# Start of Data shown
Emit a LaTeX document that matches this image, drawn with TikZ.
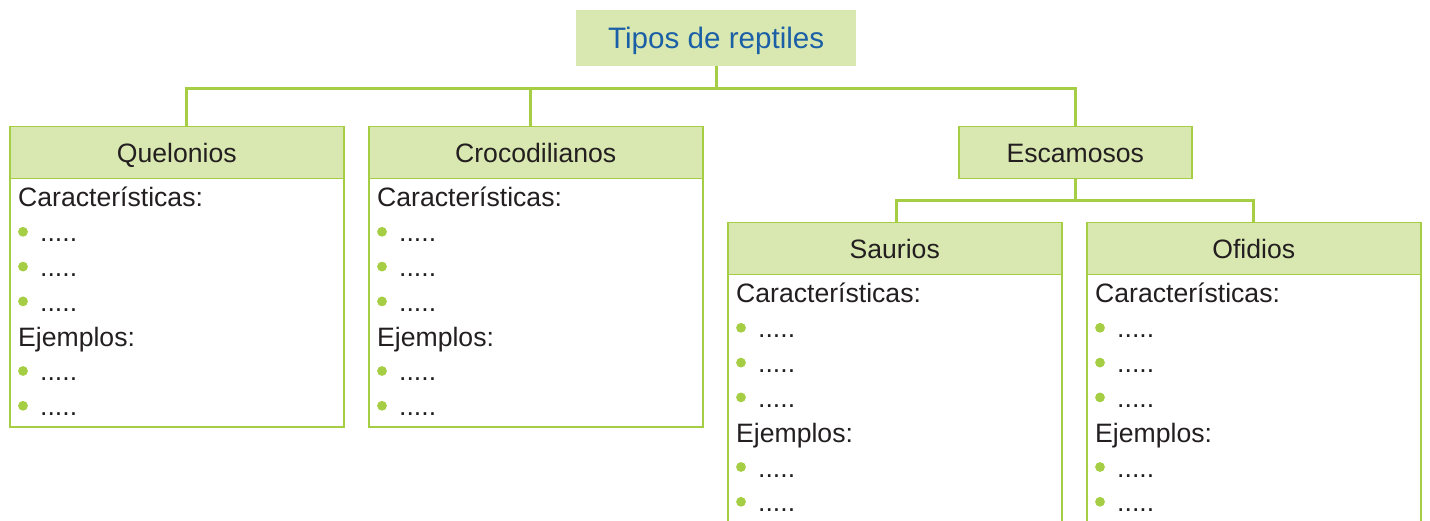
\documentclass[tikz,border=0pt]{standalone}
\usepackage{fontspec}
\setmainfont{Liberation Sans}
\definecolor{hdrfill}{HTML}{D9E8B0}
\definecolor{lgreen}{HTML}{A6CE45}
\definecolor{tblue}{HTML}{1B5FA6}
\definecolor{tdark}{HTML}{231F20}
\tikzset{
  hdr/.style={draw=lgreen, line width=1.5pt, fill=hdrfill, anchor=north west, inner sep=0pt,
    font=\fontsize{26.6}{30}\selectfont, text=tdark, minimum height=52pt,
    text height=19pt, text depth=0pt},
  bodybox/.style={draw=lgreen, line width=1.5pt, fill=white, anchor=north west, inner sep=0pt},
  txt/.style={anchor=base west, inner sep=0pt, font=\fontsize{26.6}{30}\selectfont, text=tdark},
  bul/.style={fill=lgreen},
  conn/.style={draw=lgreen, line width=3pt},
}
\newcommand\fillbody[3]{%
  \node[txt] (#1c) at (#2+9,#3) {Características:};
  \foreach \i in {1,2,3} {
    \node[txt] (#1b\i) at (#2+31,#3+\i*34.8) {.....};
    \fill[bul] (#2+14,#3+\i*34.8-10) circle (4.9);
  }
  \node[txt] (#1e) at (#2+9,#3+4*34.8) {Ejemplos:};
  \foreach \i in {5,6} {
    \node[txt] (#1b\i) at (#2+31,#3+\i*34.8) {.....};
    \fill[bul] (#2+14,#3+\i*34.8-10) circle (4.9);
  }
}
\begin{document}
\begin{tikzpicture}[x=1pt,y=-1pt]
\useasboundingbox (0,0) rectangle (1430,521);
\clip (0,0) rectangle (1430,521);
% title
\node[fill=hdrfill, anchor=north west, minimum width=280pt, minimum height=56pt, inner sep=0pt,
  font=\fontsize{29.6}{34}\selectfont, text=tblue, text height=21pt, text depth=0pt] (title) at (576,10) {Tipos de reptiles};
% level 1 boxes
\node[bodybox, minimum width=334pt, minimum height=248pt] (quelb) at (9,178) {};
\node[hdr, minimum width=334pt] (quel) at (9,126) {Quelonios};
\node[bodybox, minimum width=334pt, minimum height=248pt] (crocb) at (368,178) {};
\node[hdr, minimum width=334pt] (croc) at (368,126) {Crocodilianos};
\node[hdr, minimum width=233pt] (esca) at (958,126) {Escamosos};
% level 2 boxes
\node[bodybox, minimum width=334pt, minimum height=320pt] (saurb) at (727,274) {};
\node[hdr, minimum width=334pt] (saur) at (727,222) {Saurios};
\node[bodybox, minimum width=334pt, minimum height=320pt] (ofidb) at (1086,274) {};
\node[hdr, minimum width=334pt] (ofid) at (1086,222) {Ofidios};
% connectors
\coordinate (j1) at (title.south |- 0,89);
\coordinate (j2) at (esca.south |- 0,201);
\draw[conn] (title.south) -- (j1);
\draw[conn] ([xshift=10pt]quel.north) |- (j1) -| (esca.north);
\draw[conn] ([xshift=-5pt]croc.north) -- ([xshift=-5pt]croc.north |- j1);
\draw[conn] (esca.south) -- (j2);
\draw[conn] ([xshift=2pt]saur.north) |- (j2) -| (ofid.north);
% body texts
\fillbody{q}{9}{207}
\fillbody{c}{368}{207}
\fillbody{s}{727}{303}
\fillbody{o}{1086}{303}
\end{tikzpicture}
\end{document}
# End of Data shown
### Aim
Repeat the listing above exactly, with no pictures.

### Task output
Emit a LaTeX document that matches this image, drawn with TikZ.
\documentclass[tikz,border=0pt]{standalone}
\usepackage{fontspec}
\setmainfont{Liberation Sans}
\definecolor{hdrfill}{HTML}{D9E8B0}
\definecolor{lgreen}{HTML}{A6CE45}
\definecolor{tblue}{HTML}{1B5FA6}
\definecolor{tdark}{HTML}{231F20}
\tikzset{
  hdr/.style={draw=lgreen, line width=1.5pt, fill=hdrfill, anchor=north west, inner sep=0pt,
    font=\fontsize{26.6}{30}\selectfont, text=tdark, minimum height=52pt,
    text height=19pt, text depth=0pt},
  bodybox/.style={draw=lgreen, line width=1.5pt, fill=white, anchor=north west, inner sep=0pt},
  txt/.style={anchor=base west, inner sep=0pt, font=\fontsize{26.6}{30}\selectfont, text=tdark},
  bul/.style={fill=lgreen},
  conn/.style={draw=lgreen, line width=3pt},
}
\newcommand\fillbody[3]{%
  \node[txt] (#1c) at (#2+9,#3) {Características:};
  \foreach \i in {1,2,3} {
    \node[txt] (#1b\i) at (#2+31,#3+\i*34.8) {.....};
    \fill[bul] (#2+14,#3+\i*34.8-10) circle (4.9);
  }
  \node[txt] (#1e) at (#2+9,#3+4*34.8) {Ejemplos:};
  \foreach \i in {5,6} {
    \node[txt] (#1b\i) at (#2+31,#3+\i*34.8) {.....};
    \fill[bul] (#2+14,#3+\i*34.8-10) circle (4.9);
  }
}
\begin{document}
\begin{tikzpicture}[x=1pt,y=-1pt]
\useasboundingbox (0,0) rectangle (1430,521);
\clip (0,0) rectangle (1430,521);
% title
\node[fill=hdrfill, anchor=north west, minimum width=280pt, minimum height=56pt, inner sep=0pt,
  font=\fontsize{29.6}{34}\selectfont, text=tblue, text height=21pt, text depth=0pt] (title) at (576,10) {Tipos de reptiles};
% level 1 boxes
\node[bodybox, minimum width=334pt, minimum height=248pt] (quelb) at (9,178) {};
\node[hdr, minimum width=334pt] (quel) at (9,126) {Quelonios};
\node[bodybox, minimum width=334pt, minimum height=248pt] (crocb) at (368,178) {};
\node[hdr, minimum width=334pt] (croc) at (368,126) {Crocodilianos};
\node[hdr, minimum width=233pt] (esca) at (958,126) {Escamosos};
% level 2 boxes
\node[bodybox, minimum width=334pt, minimum height=320pt] (saurb) at (727,274) {};
\node[hdr, minimum width=334pt] (saur) at (727,222) {Saurios};
\node[bodybox, minimum width=334pt, minimum height=320pt] (ofidb) at (1086,274) {};
\node[hdr, minimum width=334pt] (ofid) at (1086,222) {Ofidios};
% connectors
\coordinate (j1) at (title.south |- 0,89);
\coordinate (j2) at (esca.south |- 0,201);
\draw[conn] (title.south) -- (j1);
\draw[conn] ([xshift=10pt]quel.north) |- (j1) -| (esca.north);
\draw[conn] ([xshift=-5pt]croc.north) -- ([xshift=-5pt]croc.north |- j1);
\draw[conn] (esca.south) -- (j2);
\draw[conn] ([xshift=2pt]saur.north) |- (j2) -| (ofid.north);
% body texts
\fillbody{q}{9}{207}
\fillbody{c}{368}{207}
\fillbody{s}{727}{303}
\fillbody{o}{1086}{303}
\end{tikzpicture}
\end{document}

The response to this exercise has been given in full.